Yeah he oscillates there, this is definitely one aspect. But when he speaks about what Hanns Holger just spoke about, which I think resonates much more with this Schelling-Fichte-Hegel thing, I think there is also a difference in the time. Because it relates more to a kind of phenomenologically experienced time, right? When you come back to yourself. And I think that, when you do something, somehow you don't really experience time, because you experience the thing you do. So, the moment in which you kind of come back to yourself, in this german-idealistic sense, and you kind of experience the time that elapsed. Because you can reflect on what you did. In a way, you only experience time once you go back to something. Do you agree?

 

DP

I think, as you hinted to, there are different kinds of recursivity that he's talking about. One is the one in the analog world, so to say, one is in the digital, and I think they are very different. 

 

LD

Yeah, and the one in thought or thinking.

 

DP

Yes. They share some commonalities but they are different in some way.

LD

If we go back to this temporal theme, I think they are different concepts of recursion. They can be these totally timeless recursions, like in functional programming languages, it's always timeless. 

 

DP

Exactly, that's a very classical example of recursion. There's no time in there. 

 

HHR

Because it's terminating basically.

 

LD

Because it's terminating and also because there's no state. So it's just structure somehow.

 

HHR

The time is in the return structure. You build up, you process a list and you return a new list. The processing is there embedded in that you get a new list. It's not you get nothing, you get another list. The time is invested in the sorting afterwards. So the time is not annihilated, it's just in the form, it's that is not visible in the form.

 

DP

Yeah, but that's what the form is telling. I mean, the form is how you think the things.

 

LD

Yes, how you think the things. You don't have to think about time when you write in Haskell. Unless you do input output, and then you get the laziness. 

 

HHR

Yes. But any recursive function needs a decision property, in a functional programming language. And somehow when you write it, when you conceptualise it, you are performing the action, I think. At least, if I have to formulate some bubble sort or whatever, let's say Fibonacci, the typical example, in a functional way you think: "We take this and we do this. And then we repeat". Somehow I think the time is there. Or space, I think it's easier for us to talk about space. If we think spatially, we have our set. We think of a set, or a list, we have it there. They are the elements, and afterwards they are sorted. And we read from left to right, or whatever you want. And then the operation of sorting it is like we would do it on a table, almost embodied. Like split the colours, and take them apart, and then you do this. And then you write it in the two cases somehow.

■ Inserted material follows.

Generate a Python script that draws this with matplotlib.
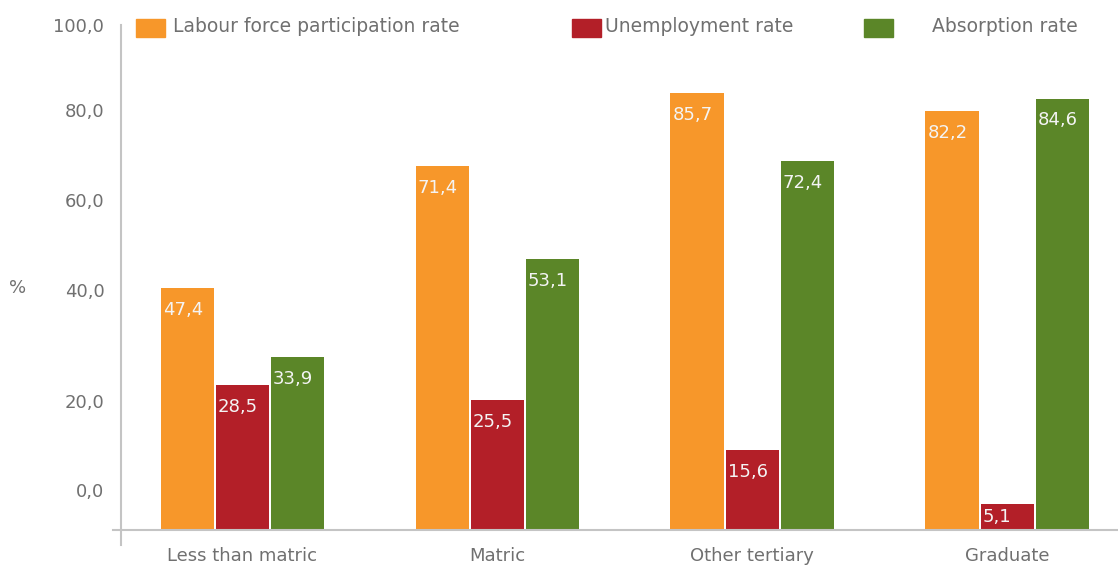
import matplotlib.pyplot as plt
import numpy as np

# education levels and the three labour-market rates (%)
categories = ['Less than matric', 'Matric', 'Other tertiary', 'Graduate']
participation = [47.4, 71.4, 85.7, 82.2]
unemployment = [28.5, 25.5, 15.6, 5.1]
absorption = [33.9, 53.1, 72.4, 84.6]

series_names = ['Labour force participation rate', 'Unemployment rate', 'Absorption rate']
colors = ['#F7972A', '#B31F28', '#5B8628']

# y tick labels as printed on the axis, and where they sit
ytick_pos = [7.8, 25.3, 47.1, 64.7, 82.4, 99.0]
ytick_labels = ['0,0', '20,0', '40,0', '60,0', '80,0', '100,0']

grey = '#707070'
axis_grey = '#c4c4c4'
plt.rcParams['font.family'] = ['DejaVu Sans']

fig = plt.figure(figsize=(11.18, 5.67), dpi=100)
ax = fig.add_axes([121 / 1118, 37 / 567, 997 / 1118, 510 / 567])

x = np.arange(len(categories))
width = 0.208
offsets = [-0.216, 0.0, 0.216]

for vals, off, col in zip([participation, unemployment, absorption], offsets, colors):
    ax.bar(x + off, vals, width, color=col, linewidth=0)
    for xi, v in zip(x, vals):
        # value label near the top of the bar; short bars keep it inside
        ax.text(xi + off - width / 2 + 0.008, max(v - 4.3, v / 2), f'{v:.1f}'.replace('.', ','),
                color='#f4f4f4', fontsize=13, ha='left', va='center')

ax.set_xlim(-0.475, 3.435)
ax.set_ylim(0, 100)

for s in ax.spines.values():
    s.set_visible(False)

# axis lines, extended a little past the corner
ax.plot([-0.507, 3.435], [0, 0], color=axis_grey, lw=1.5, clip_on=False)
ax.plot([-0.475, -0.475], [-3.0, 99.0], color=axis_grey, lw=1.5, clip_on=False)

ax.set_xticks(x)
ax.set_xticklabels(categories)
ax.set_yticks(ytick_pos)
ax.set_yticklabels(ytick_labels)
ax.tick_params(axis='both', length=0, labelsize=13, labelcolor=grey)
ax.tick_params(axis='x', pad=12)
ax.tick_params(axis='y', pad=12)

fig.text(18 / 1118, 1 - 288 / 567, '%', fontsize=13, color=grey, ha='center', va='center')

# legend swatches laid out across the top
legend_items = [(136, 173), (572, 605), (864, 932)]
for (sx, tx), name, col in zip(legend_items, series_names, colors):
    fig.patches.append(plt.Rectangle((sx / 1118, 1 - 37 / 567), 29 / 1118, 18 / 567,
                                     transform=fig.transFigure, color=col, figure=fig))
    fig.text(tx / 1118, 1 - 27 / 567, name, fontsize=13.5, color=grey, ha='left', va='center')

fig.savefig('out.png', dpi=100)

So, even if there is no time variable, or space variable, I think it's somehow in the form that you make this kind of branching and decisions in the recursive formula. I don't think it's kind of gone. 

 

POZ

Yeah, you can imagine all these steps in between, right?

 

HHR

I think that, if you read a computer science paper, that's how inductive proofs work. You apply the sequentiality somehow, at some point. Whereas logic is different. In the recursive formula this annihilation of space and time is not true, I think. Whereas, when you just state the relations in a logical system, and then the solver does the thing, it's much more eliminated, in a way. Because there's no sequence, no clear sequence. 

 

1h08m

LD

But if you write a little bit larger systems, I mean, there it makes a big difference wether it's purely functional or wether it's a more procedural thinking. Or also object orient thinking. In my experience, if it's like the imperative way of writing, I have to think about it as some kind of world that you turn on, and then stuff happens etc. And with functional, even with large systems, I never think of it like this. Because you just plug it together and run.

 

HHR

This turn towards the thought of larger systems is also very important and interesting, because we can always think about these small examples, and they are very easy to discuss. But the larger systems confront us with the limits of how we can conceptualise the whole thing. This building large system, that we all do somehow, or we take code from previous projects and we rebuild it for another purpose. The systems is always more complex than just something that we can say "this is the concept of the program". Even if we want to describe it as the concept of the program, it always escapes that because it has all the history attached to it. It has all the energies put into it from various other things. Like a sponge, taking all this contingency. It is embedded in the program, somehow, the accidentals.